Artificial intelligence functions as a force multiplier. It amplifies whatever intellectual posture the user brings to it. If the user applies structured constraints, adversarial questioning, and disciplined burden-of-proof standards, the output can support rigorous inquiry. If the user approaches the system with superficial understanding or confirmation bias, the output may amplify those weaknesses. Research on AI misuse warns that advanced systems can be destabilizing when users lack the capacity to critically evaluate outputs (Bostrom & Dafoe, 2018).
The core danger, therefore, is not that AI replaces human judgment. It is that humans surrender judgment without possessing the competence necessary to evaluate what they are reading. When verification is outsourced to a system that cannot verify itself, analysis collapses into persuasive synthesis. The machine predicts language; it does not adjudicate truth.
Educational Imperative
If AI is now a structural feature of modern society, proper use cannot remain optional. Instruction in AI literacy should be developed systematically, grade by grade, calibrated to age-related cognitive development.
At early levels, students should learn:
· The difference between information and verification.
· That AI predicts patterns, not truth.
· How to cross-check claims with primary sources.
At intermediate levels:
· Recognition of over-generalization.
· Identification of missing variables.
· Distinguishing probability from proof.
· Understanding automation bias.
At advanced levels:
· Burden-of-proof frameworks.
· Confidence grading.
· Adversarial prompting.
· Training-data limitations.
· Policy guardrails and asymmetry.
This is not technological training. It is epistemological training.
Without structured AI literacy, societies risk accelerating epistemic erosion. If citizens cannot distinguish between probabilistic synthesis and verified fact, public discourse destabilizes. Consensus becomes performance rather than evidence-based agreement. Truth does not disappear—but shared standards for identifying it degrade.

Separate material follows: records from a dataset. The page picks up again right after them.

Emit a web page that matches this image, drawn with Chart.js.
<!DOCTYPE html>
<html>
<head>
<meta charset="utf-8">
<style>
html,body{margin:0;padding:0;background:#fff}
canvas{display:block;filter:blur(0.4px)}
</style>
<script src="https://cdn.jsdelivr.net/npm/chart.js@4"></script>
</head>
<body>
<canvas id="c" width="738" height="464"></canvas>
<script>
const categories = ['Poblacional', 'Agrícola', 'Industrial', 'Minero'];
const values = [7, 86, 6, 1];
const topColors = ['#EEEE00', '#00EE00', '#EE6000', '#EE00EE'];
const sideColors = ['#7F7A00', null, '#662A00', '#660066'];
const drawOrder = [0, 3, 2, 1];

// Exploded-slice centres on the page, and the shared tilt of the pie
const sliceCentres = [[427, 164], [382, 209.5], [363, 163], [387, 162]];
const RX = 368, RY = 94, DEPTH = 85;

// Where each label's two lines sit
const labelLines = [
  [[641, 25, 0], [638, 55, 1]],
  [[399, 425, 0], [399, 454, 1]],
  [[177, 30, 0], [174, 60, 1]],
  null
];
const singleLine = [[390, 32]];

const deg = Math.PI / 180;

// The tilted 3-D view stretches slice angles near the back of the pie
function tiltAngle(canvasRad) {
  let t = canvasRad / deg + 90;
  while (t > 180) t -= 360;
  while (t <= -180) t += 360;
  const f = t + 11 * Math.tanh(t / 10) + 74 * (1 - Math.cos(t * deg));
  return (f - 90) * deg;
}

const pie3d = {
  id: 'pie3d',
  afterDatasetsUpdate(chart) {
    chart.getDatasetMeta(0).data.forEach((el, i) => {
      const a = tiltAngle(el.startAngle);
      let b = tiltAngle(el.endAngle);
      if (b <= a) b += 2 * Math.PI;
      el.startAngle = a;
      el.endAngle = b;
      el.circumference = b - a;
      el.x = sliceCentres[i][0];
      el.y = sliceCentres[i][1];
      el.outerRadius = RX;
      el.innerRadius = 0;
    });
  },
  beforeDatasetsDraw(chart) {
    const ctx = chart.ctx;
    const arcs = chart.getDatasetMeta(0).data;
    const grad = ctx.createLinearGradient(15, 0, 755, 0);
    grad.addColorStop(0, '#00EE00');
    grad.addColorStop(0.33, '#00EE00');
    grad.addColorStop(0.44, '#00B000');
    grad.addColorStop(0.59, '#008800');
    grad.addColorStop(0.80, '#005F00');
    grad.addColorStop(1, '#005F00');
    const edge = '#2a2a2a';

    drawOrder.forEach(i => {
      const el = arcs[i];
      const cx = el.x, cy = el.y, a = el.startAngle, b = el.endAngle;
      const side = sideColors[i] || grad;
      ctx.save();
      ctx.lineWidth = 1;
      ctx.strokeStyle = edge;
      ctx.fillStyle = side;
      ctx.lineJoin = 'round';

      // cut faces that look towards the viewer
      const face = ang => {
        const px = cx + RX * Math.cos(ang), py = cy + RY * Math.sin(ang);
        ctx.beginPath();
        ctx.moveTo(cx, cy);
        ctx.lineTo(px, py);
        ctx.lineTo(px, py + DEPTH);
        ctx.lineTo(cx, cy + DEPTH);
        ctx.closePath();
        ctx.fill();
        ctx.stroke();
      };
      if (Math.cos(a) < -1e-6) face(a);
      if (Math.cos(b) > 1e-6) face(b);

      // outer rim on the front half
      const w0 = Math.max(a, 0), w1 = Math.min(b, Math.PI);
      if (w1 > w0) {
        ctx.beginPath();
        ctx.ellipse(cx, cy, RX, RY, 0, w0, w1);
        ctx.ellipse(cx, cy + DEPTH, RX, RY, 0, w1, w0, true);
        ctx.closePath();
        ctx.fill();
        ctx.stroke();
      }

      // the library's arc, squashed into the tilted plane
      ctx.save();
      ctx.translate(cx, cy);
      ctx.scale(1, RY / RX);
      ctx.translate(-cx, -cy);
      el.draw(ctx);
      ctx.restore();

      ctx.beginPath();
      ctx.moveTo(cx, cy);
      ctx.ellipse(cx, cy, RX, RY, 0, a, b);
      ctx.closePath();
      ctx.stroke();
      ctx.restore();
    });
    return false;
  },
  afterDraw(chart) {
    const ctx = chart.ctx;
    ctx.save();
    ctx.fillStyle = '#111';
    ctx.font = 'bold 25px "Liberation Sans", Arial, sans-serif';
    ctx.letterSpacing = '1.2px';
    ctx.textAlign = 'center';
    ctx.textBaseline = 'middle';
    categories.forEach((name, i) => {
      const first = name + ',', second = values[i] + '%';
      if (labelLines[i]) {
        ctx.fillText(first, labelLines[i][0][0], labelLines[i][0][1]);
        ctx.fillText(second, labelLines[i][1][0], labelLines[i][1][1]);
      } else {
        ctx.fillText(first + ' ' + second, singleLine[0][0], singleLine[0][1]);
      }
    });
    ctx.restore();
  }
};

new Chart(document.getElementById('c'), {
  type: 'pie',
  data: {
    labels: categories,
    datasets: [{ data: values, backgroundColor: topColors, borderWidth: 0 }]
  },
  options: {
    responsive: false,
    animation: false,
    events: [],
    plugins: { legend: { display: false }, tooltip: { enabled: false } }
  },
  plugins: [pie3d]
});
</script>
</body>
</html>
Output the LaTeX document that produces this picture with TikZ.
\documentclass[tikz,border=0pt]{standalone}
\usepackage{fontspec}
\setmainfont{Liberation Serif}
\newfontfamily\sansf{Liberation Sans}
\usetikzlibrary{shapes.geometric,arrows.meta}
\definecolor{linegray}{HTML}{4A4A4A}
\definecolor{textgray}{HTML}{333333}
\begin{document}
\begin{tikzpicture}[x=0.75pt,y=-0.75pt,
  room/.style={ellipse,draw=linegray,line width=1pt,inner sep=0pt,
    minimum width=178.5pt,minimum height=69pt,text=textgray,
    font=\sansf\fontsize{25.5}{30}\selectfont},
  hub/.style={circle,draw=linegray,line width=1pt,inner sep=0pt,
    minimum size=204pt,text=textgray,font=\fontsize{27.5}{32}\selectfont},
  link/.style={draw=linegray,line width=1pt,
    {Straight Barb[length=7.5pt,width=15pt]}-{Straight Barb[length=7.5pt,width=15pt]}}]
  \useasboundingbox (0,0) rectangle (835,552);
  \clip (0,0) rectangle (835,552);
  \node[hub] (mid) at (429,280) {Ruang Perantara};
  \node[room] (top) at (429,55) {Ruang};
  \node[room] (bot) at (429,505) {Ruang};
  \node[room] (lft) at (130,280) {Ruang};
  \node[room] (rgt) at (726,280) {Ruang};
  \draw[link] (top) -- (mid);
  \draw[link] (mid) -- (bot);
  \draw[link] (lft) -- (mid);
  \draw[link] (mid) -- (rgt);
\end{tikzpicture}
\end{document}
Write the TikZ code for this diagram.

Artificial intelligence will remain a powerful tool. Its societal impact depends not only on engineering, but on human competence. The greatest vulnerability in the AI era is not algorithmic failure. It is undisciplined cognition. If AI literacy is not cultivated deliberately and developmentally, the integrity of collective reasoning weakens. The preservation of factual discourse in a high-automation environment is not automatic. It must be taught.
References
Bostrom, N., & Dafoe, A. (2018). The malicious use of artificial intelligence: Forecasting, prevention, and mitigation. Future of Humanity Institute.
European Commission. (2019). Ethics guidelines for trustworthy AI. High-Level Expert Group on Artificial Intelligence.
Kahneman, D., Slovic, P., & Tversky, A. (Eds.). (1982). Judgment under uncertainty: Heuristics and biases. Cambridge University Press.
National Institute of Standards and Technology (NIST). (2023). Artificial intelligence risk management framework (AI RMF 1.0). U.S. Department of Commerce.
OECD. (2019). OECD principles on artificial intelligence. OECD Publishing.
Parasuraman, R., & Manzey, D. (2010). Complacency and bias in human use of automation. Human Factors, 52(3), 381–410.
Stanford Institute for Human-Centered Artificial Intelligence (HAI). (n.d.). Human-centered artificial intelligence research and policy publications. Stanford University.